Does Anyone Really Read These Days?
By Someswar Bhagwat
I was shocked. A friend actually commented on an article I had written That means he READ it.
He is perhaps its first and last reader.
It is unbelievable. The friend, I was told was seriously unwell. Before I am accused of trying to worsen his illness by making him READ an article, I wrote him a letter enclosing an article in which I hoped the ‘fashion’ of reading would be back like the backless choli of Ajanta. This despite the management consultant’s assertion that no one reads these days and that they would rather watch an audio-visual instead.
I wrote to the friend: “Glad you are up and active enough to read again and that you have even actually READ the article — so rare these days It justifies my writing at 83 though almost no one reads these days However it is like writing for the sake of writing rather than saying something.
And the mistakes found by a friend makes the writing, he says, unintelligible. When l say attender for attendant or spell it attendent he may think it is about dogs! Hope finding mistakes is a good enough reason like the one that built the circulation of the first national daily of Australia started in 1964. People bought it to count mistakes.

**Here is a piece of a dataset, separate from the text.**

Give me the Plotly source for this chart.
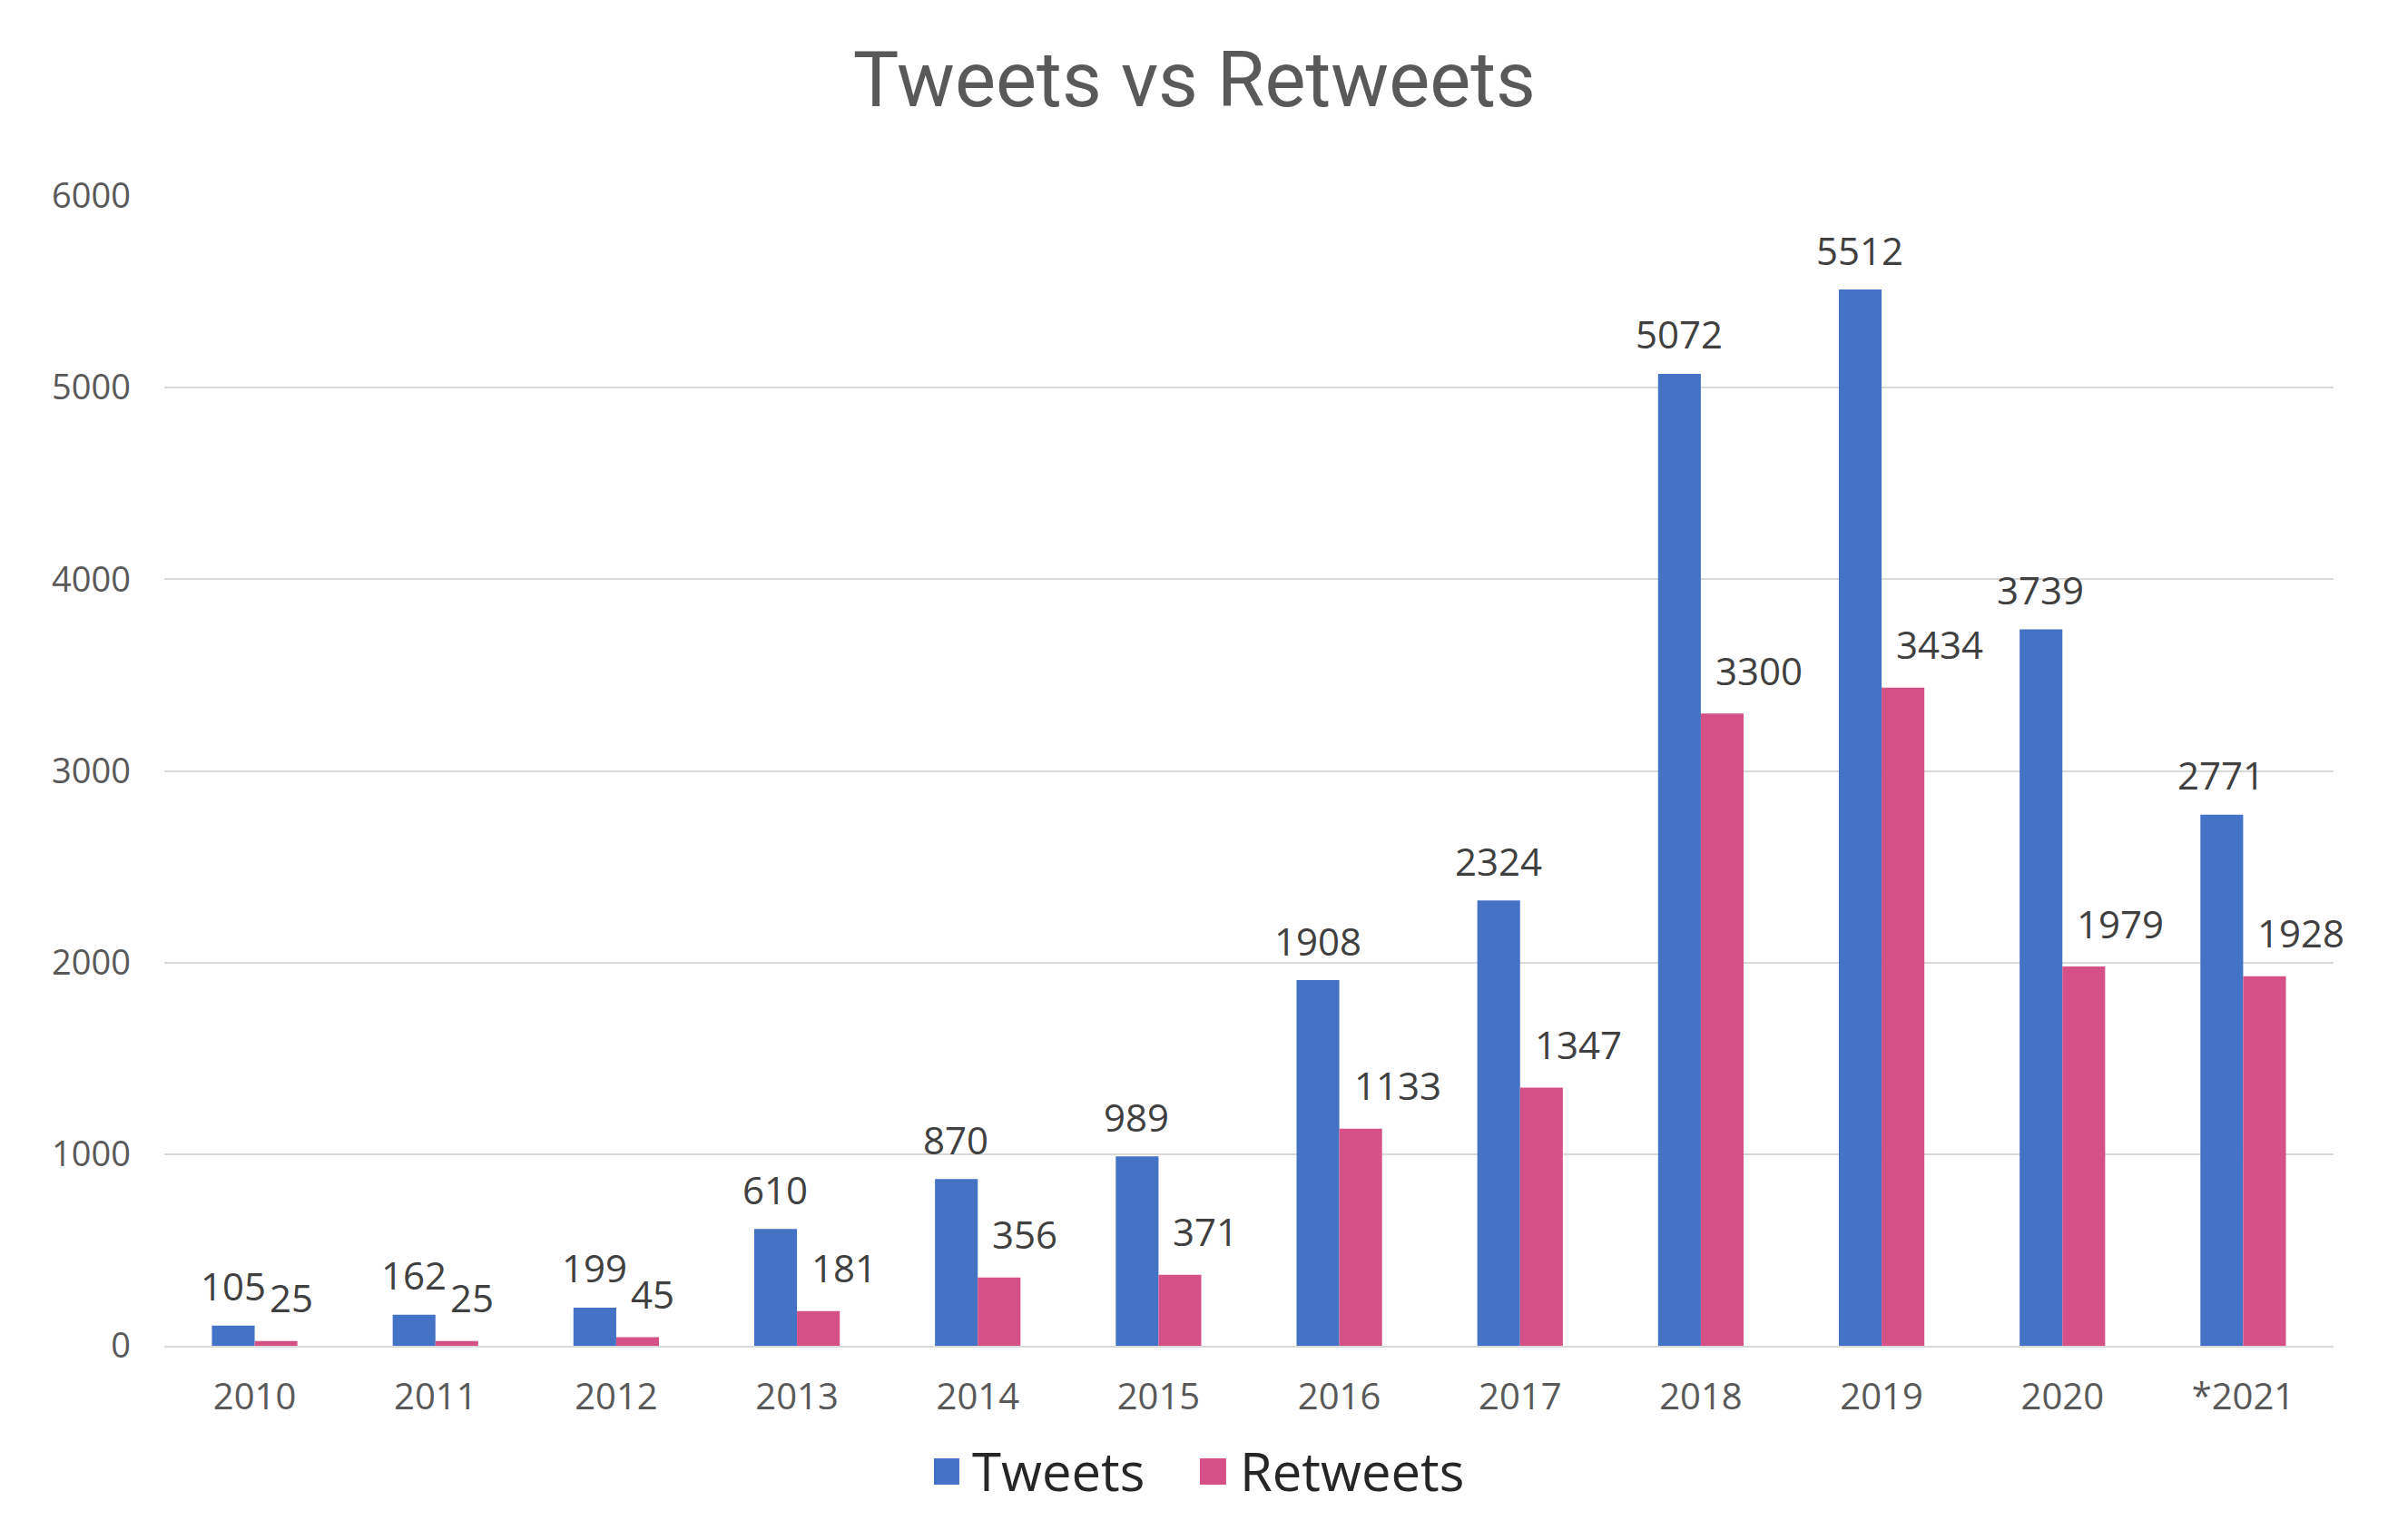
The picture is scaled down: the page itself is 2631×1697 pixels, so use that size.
import plotly.graph_objects as go

years = ['2010', '2011', '2012', '2013', '2014', '2015',
         '2016', '2017', '2018', '2019', '2020', '*2021']
tweets = [105, 162, 199, 610, 870, 989, 1908, 2324, 5072, 5512, 3739, 2771]
retweets = [25, 25, 45, 181, 356, 371, 1133, 1347, 3300, 3434, 1979, 1928]

blue = '#4472C4'
pink = '#D55087'
label_font = dict(family='Open Sans, sans-serif', size=42, color='#404040')

fig = go.Figure()
fig.add_trace(go.Bar(name='Tweets', x=years, y=tweets, marker_color=blue,
                     marker_line_width=0, showlegend=False))
fig.add_trace(go.Bar(name='Retweets', x=years, y=retweets, marker_color=pink,
                     marker_line_width=0, showlegend=False))

# data labels: tweets centred over their bar, retweets nudged right as in the original
# (category index used for x, since '2010' etc. would be read as an index otherwise)
for i, (t, r) in enumerate(zip(tweets, retweets)):
    fig.add_annotation(x=i, y=t, text=str(t), showarrow=False, font=label_font,
                       xanchor='center', yanchor='middle', xshift=-24, yshift=44)
    fig.add_annotation(x=i, y=r, text=str(r), showarrow=False, font=label_font,
                       xanchor='left', yanchor='middle', xshift=14, yshift=48)

# legend drawn by hand so the swatches can be as large as in the original
legend_font = dict(family='Open Sans, sans-serif', size=58, color='#262626')
for name, colour, x0, x1, xt in [('Tweets', blue, 0.3548, 0.3665, 0.3716),
                                 ('Retweets', pink, 0.4774, 0.4895, 0.4950)]:
    fig.add_shape(type='rect', xref='paper', yref='paper', x0=x0, x1=x1,
                  y0=-0.1208, y1=-0.0979, fillcolor=colour, line_width=0)
    fig.add_annotation(xref='paper', yref='paper', x=xt, y=-0.1089, text=name,
                       showarrow=False, xanchor='left', yanchor='middle', font=legend_font)

fig.update_layout(
    width=2631, height=1697, autosize=False,
    paper_bgcolor='white', plot_bgcolor='white',
    barmode='group', bargap=0.527, bargroupgap=0,
    margin=dict(l=173, r=68, t=208, b=222, autoexpand=False),
    title=dict(text='Tweets vs Retweets', x=0.4971, xref='container', xanchor='center',
               y=1 - 79 / 1697, yref='container', yanchor='middle',
               font=dict(family='Roboto, sans-serif', size=85, color='#595959')),
    font=dict(family='Open Sans, sans-serif', color='#595959'),
    showlegend=False,
)
fig.update_xaxes(type='category', range=[-0.5, len(years) - 0.5], showgrid=False,
                 showline=True, linecolor='#d9d9d9', linewidth=2, tickangle=0,
                 automargin=False, tickfont=dict(size=40, color='#595959'), ticks='',
                 ticklabelstandoff=20)
fig.update_yaxes(range=[0, 6000], dtick=1000, showgrid=True, gridcolor='#d9d9d9',
                 gridwidth=2, zeroline=False, showline=False, ticks='', automargin=False,
                 tickfont=dict(size=38, color='#595959'), ticklabelstandoff=36)

fig.write_html('out.html')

I should find a sponsor who will offer a prize for finding the largest number of mistakes in the article as in the case of that daily newspaper. This sentence too is so full of mistakes that my friend would think it is about cats Or is it dogs?
Anyway that is a good enough justification for not reading anything. For there is nothing without mistakes. ‘No copy is beyond editing’ is one of the basic tenets of journalism.
That means no copy in the world is meant to be read ànd understood. And still you read it. That is unbelievable.”
I only hope my friend would not fall sick again after reading it. I better go before I have to say, like two urchins who strayed into a Picasso gallery: ‘let us run before they say we did it.’